Philanthropist Foster Friess is encouraging people to do just that on Friday. Through his Return to Civility initiative, the conservative business investor is urging people to take a “coffee break” with people they disagree with. 

“Democrats invite a Republican. Young and old, black and white — get to know someone with whom you don’t agree,” Friess’ website states.

Friess’ organization is also offering coffee reimbursements of $25 for the first 1,000 people who commit to meeting with an ideological opponent. 

On Twitter, former Republican Pennsylvania senator Rick Santorum called the initiative “a great challenge.” He invited fellow CNN commentator and liberal Van Jones to coffee.

Conservative radio host Laura Ingraham also tweeted about the challenge. She asked Rachel Maddow, host of the Rachel Maddow Show on MSNBC to join her for a coffee break.

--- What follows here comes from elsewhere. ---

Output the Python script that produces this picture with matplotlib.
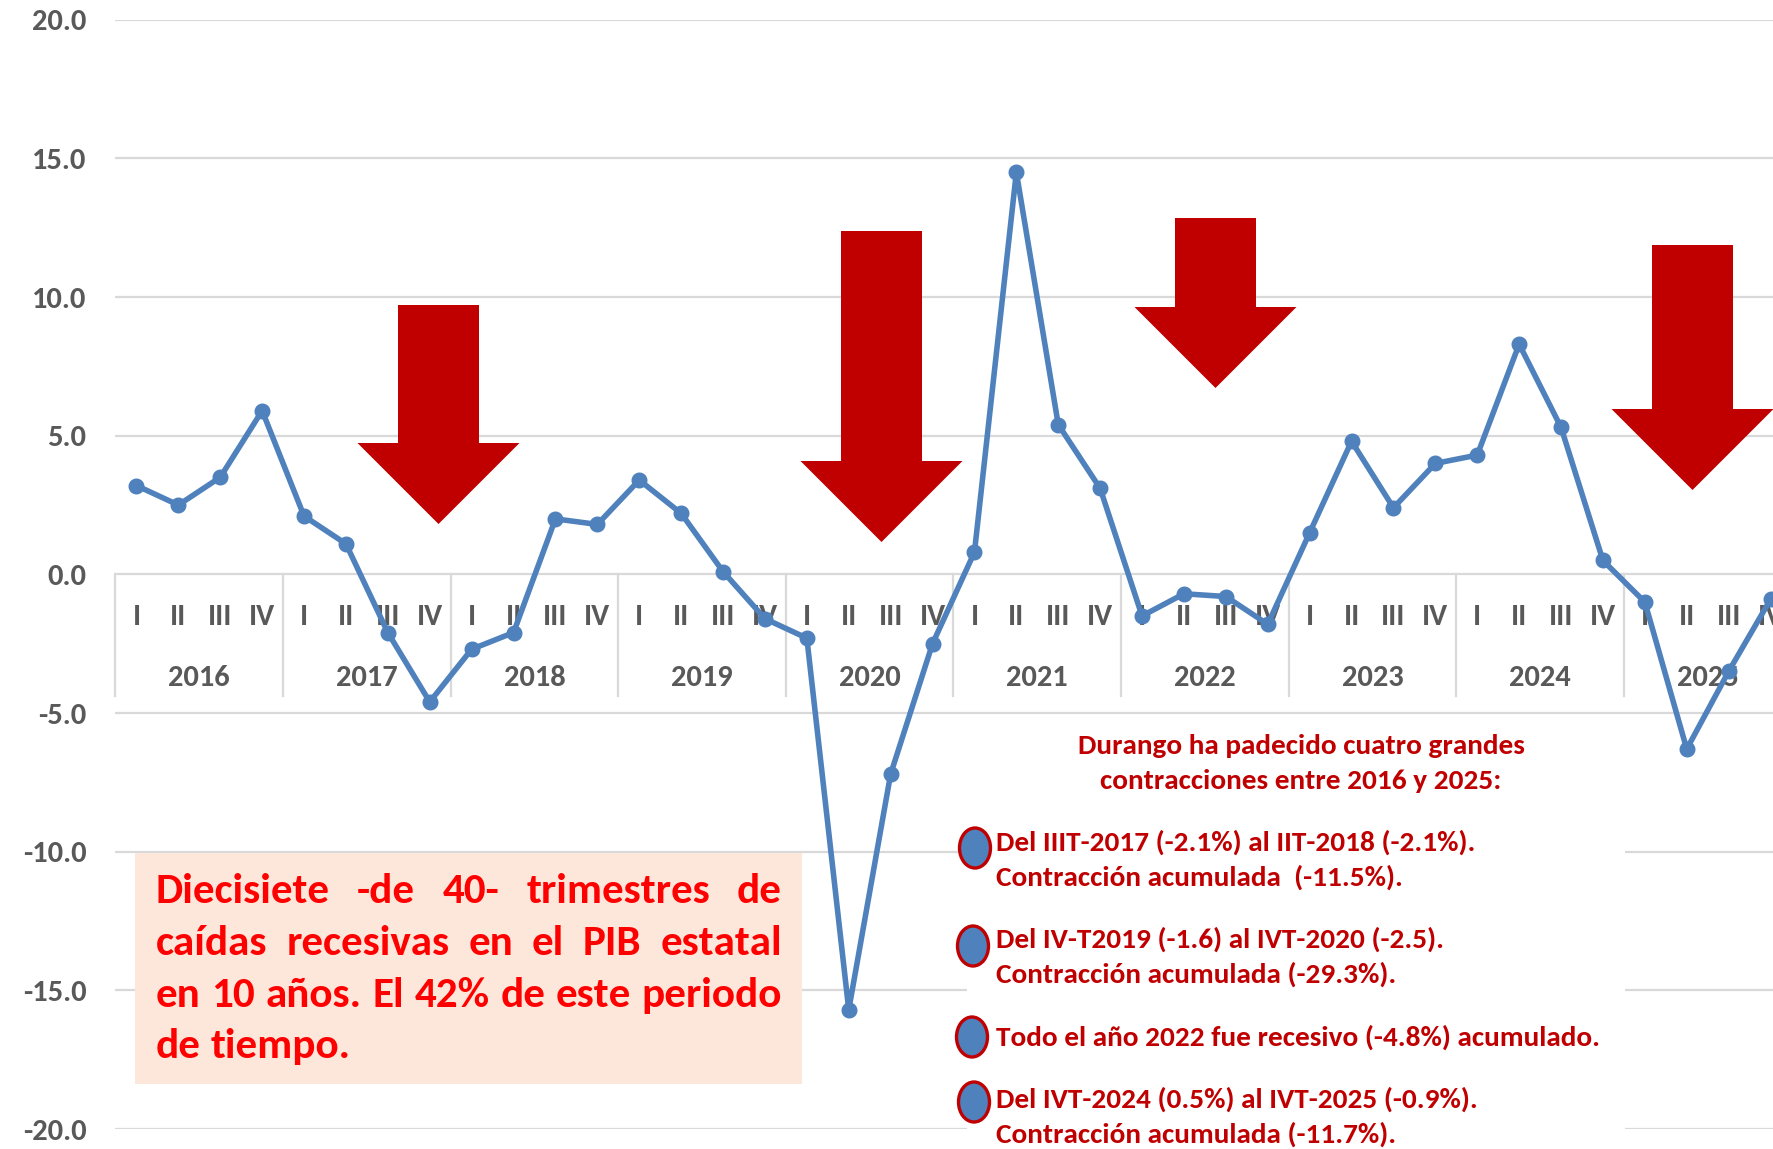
import numpy as np
import matplotlib
matplotlib.use("Agg")
import matplotlib.pyplot as plt
from matplotlib import font_manager
from matplotlib.patches import Polygon, Rectangle, Ellipse

W, H = 1774, 1149

# ---- data ----
years = ["2016", "2017", "2018", "2019", "2020", "2021", "2022", "2023", "2024", "2025"]
quarters = ["I", "II", "III", "IV"]
pib = [3.2, 2.5, 3.5, 5.9,
       2.1, 1.1, -2.1, -4.6,
       -2.7, -2.1, 2.0, 1.8,
       3.4, 2.2, 0.1, -1.6,
       -2.3, -15.7, -7.2, -2.5,
       0.8, 14.5, 5.4, 3.1,
       -1.5, -0.7, -0.8, -1.8,
       1.5, 4.8, 2.4, 4.0,
       4.3, 8.3, 5.3, 0.5,
       -1.0, -6.3, -3.5, -0.9]
y_ticks = [20, 15, 10, 5, 0, -5, -10, -15, -20]

note_left = ["Diecisiete -de 40- trimestres de",
             "caídas recesivas en el PIB estatal",
             "en 10 años. El 42% de este periodo",
             "de tiempo."]
note_title = ["Durango ha padecido cuatro grandes",
              "contracciones entre 2016 y 2025:"]
note_items = [["Del IIIT-2017 (-2.1%) al IIT-2018 (-2.1%).", "Contracción acumulada  (-11.5%)."],
              ["Del IV-T2019 (-1.6) al IVT-2020 (-2.5).", "Contracción acumulada (-29.3%)."],
              ["Todo el año 2022 fue recesivo (-4.8%) acumulado."],
              ["Del IVT-2024 (0.5%) al IVT-2025 (-0.9%).", "Contracción acumulada (-11.7%)."]]

# ---- style ----
installed = {f.name for f in font_manager.fontManager.ttflist}
FONT = next((f for f in ["Carlito", "Lato", "Open Sans"] if f in installed), "DejaVu Sans")
plt.rcParams["font.family"] = [FONT, "DejaVu Sans"]
BLUE = "#4F81BD"
DARKRED = "#C00000"
GRAY = "#595959"
GRID = "#D9D9D9"
LABEL_SIZE = 22


def fx(x):
    return x / W


def fy(y):
    return 1 - y / H


fig = plt.figure(figsize=(W / 100, H / 100), dpi=100)
step = 41.9
ax = fig.add_axes([fx(115.5), fy(1129), 40 * step / W, (1129 - 19.7) / H])
ax.set_xlim(-0.5, 39.5)
ax.set_ylim(-20, 20)
for s in ax.spines.values():
    s.set_visible(False)
ax.set_xticks([])
ax.set_yticks(y_ticks)
ax.set_yticklabels([f"{v:.1f}" for v in y_ticks])
ax.tick_params(axis="y", length=0, pad=21, labelsize=LABEL_SIZE, labelcolor=GRAY)
for lab in ax.get_yticklabels():
    lab.set_fontweight("bold")
ax.set_axisbelow(True)
ax.grid(axis="y", color=GRID, lw=1.6)

# year separators of the category axis
for k in range(len(years) + 1):
    ax.plot([4 * k - 0.5, 4 * k - 0.5], [0, -4.4], color=GRID, lw=1.6, zorder=0.6, clip_on=False)

x = np.arange(len(pib))
for i in x:
    ax.text(i, -1.55, quarters[i % 4], ha="center", va="center", fontsize=LABEL_SIZE,
            color=GRAY, fontweight="bold", zorder=1.5)
for k, yr in enumerate(years):
    ax.text(4 * k + 1.5, -3.75, yr, ha="center", va="center", fontsize=LABEL_SIZE,
            color=GRAY, fontweight="bold", zorder=1.5)

ax.plot(x, pib, color=BLUE, lw=4, marker="o", markersize=10.5, zorder=3, clip_on=False)

# ---- red block arrows (pixel layout) ----
arrows = [(438.5, 305, 443, 524), (881.5, 231, 461, 542),
          (1215.5, 218, 307, 388), (1692.5, 245, 409, 490)]
for cx, top, head, tip in arrows:
    pts = [(cx - 40.5, top), (cx + 40.5, top), (cx + 40.5, head), (cx + 81, head),
           (cx, tip), (cx - 81, head), (cx - 40.5, head)]
    ax.add_patch(Polygon([(fx(a), fy(b)) for a, b in pts], closed=True, transform=fig.transFigure,
                         facecolor=DARKRED, edgecolor="none", zorder=1, clip_on=False))

renderer = fig.canvas.get_renderer()


def text_width(s, size):
    t = fig.text(0, 0, s, fontsize=size, fontweight="bold")
    w = t.get_window_extent(renderer).width
    t.remove()
    return w


# ---- left note ----
ax.add_patch(Rectangle((fx(135), fy(1084)), (802 - 135) / W, (1084 - 852.7) / H,
                       transform=fig.transFigure, facecolor="#FCE7DA", edgecolor="none",
                       zorder=1, clip_on=False))
size_l = 30 * 620 / text_width(note_left[2], 30)
x0, x1 = 156, 782
for j, line in enumerate(note_left):
    base = 903 + j * 51.8
    words = line.split()
    ws = [text_width(w, size_l) for w in words]
    if j < len(note_left) - 1:
        gap = (x1 - x0 - sum(ws)) / (len(words) - 1)
    else:
        gap = text_width("a b", size_l) - text_width("ab", size_l)
    xp = x0
    for w, wd in zip(words, ws):
        fig.text(fx(xp), fy(base), w, fontsize=size_l, fontweight="bold", color="#FF0000",
                 ha="left", va="baseline")
        xp += wd + gap

# ---- right note ----
ax.add_patch(Rectangle((fx(967), 0), (1625 - 967) / W, fy(720), transform=fig.transFigure,
                       facecolor="white", edgecolor="none", zorder=1, clip_on=False))
size_r = 30 * 604 / text_width(note_items[2][0], 30)
for j, line in enumerate(note_title):
    fig.text(fx(1301), fy(754 + j * 35), line, fontsize=size_r, fontweight="bold",
             color=DARKRED, ha="center", va="baseline")
bases = [[851, 886], [948, 983], [1045.5], [1108, 1143]]
bullets = [(975, 848), (973, 946), (972, 1037), (974, 1102)]
for item, bl, (bx, by) in zip(note_items, bases, bullets):
    ax.add_patch(Ellipse((fx(bx), fy(by)), 31 / W, 40 / H, transform=fig.transFigure,
                         facecolor=BLUE, edgecolor=DARKRED, lw=2.4, zorder=2, clip_on=False))
    for line, b in zip(item, bl):
        fig.text(fx(996), fy(b), line, fontsize=size_r, fontweight="bold", color=DARKRED,
                 ha="left", va="baseline")

fig.savefig("out.png", dpi=100)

A webpage promoting the August 25 “coffee break” shares a video epitomizing the spirit of Friess’ initiative. Produced by Mutual of Omaha, the video tells the story of two stark ideological opponents who became friends.

It began when Donna Red Wing, leader of LGBT activist group One Iowa, invited Bob Vander Plaats to coffee. Plaats is the president of THE FAMiLY LEADER, a Christian pro-family organization in Iowa. 

“The skeptic in me thought she would have an agenda, and she probably thought I might have an agenda,” Plaats recalls in the video. “But as soon as we sat down I thought, she doesn’t have an agenda. She just wants to get to know who I am, and that really compelled me to say, I should want to get to know who she is.”

 

“I think when people have the courage to show you who they are, something happens,” Red Wing says in the video. “And so what surprised me about Bob was his humanity. He’s an incredible dad. I also found him to be really funny, and I didn’t expect that at all.”

She went on to say she has grown tired of the hate, aggression and snarkiness that often muddies cultural debates. “We can disagree without being disagreeable,” she said. 

Now, Red Wing and Plaats have coffee together every few months.

Plaats says his beliefs have not changed, but his approach at work has. He also praised Red Wing’s passion and dedication to her own beliefs. “Regardless if I agree or disagree with her on the issues, I have a tremendous respect for her,” he said. 

Maybe after Friday, a few more people around the nation will be able to say the same of someone they disagree with.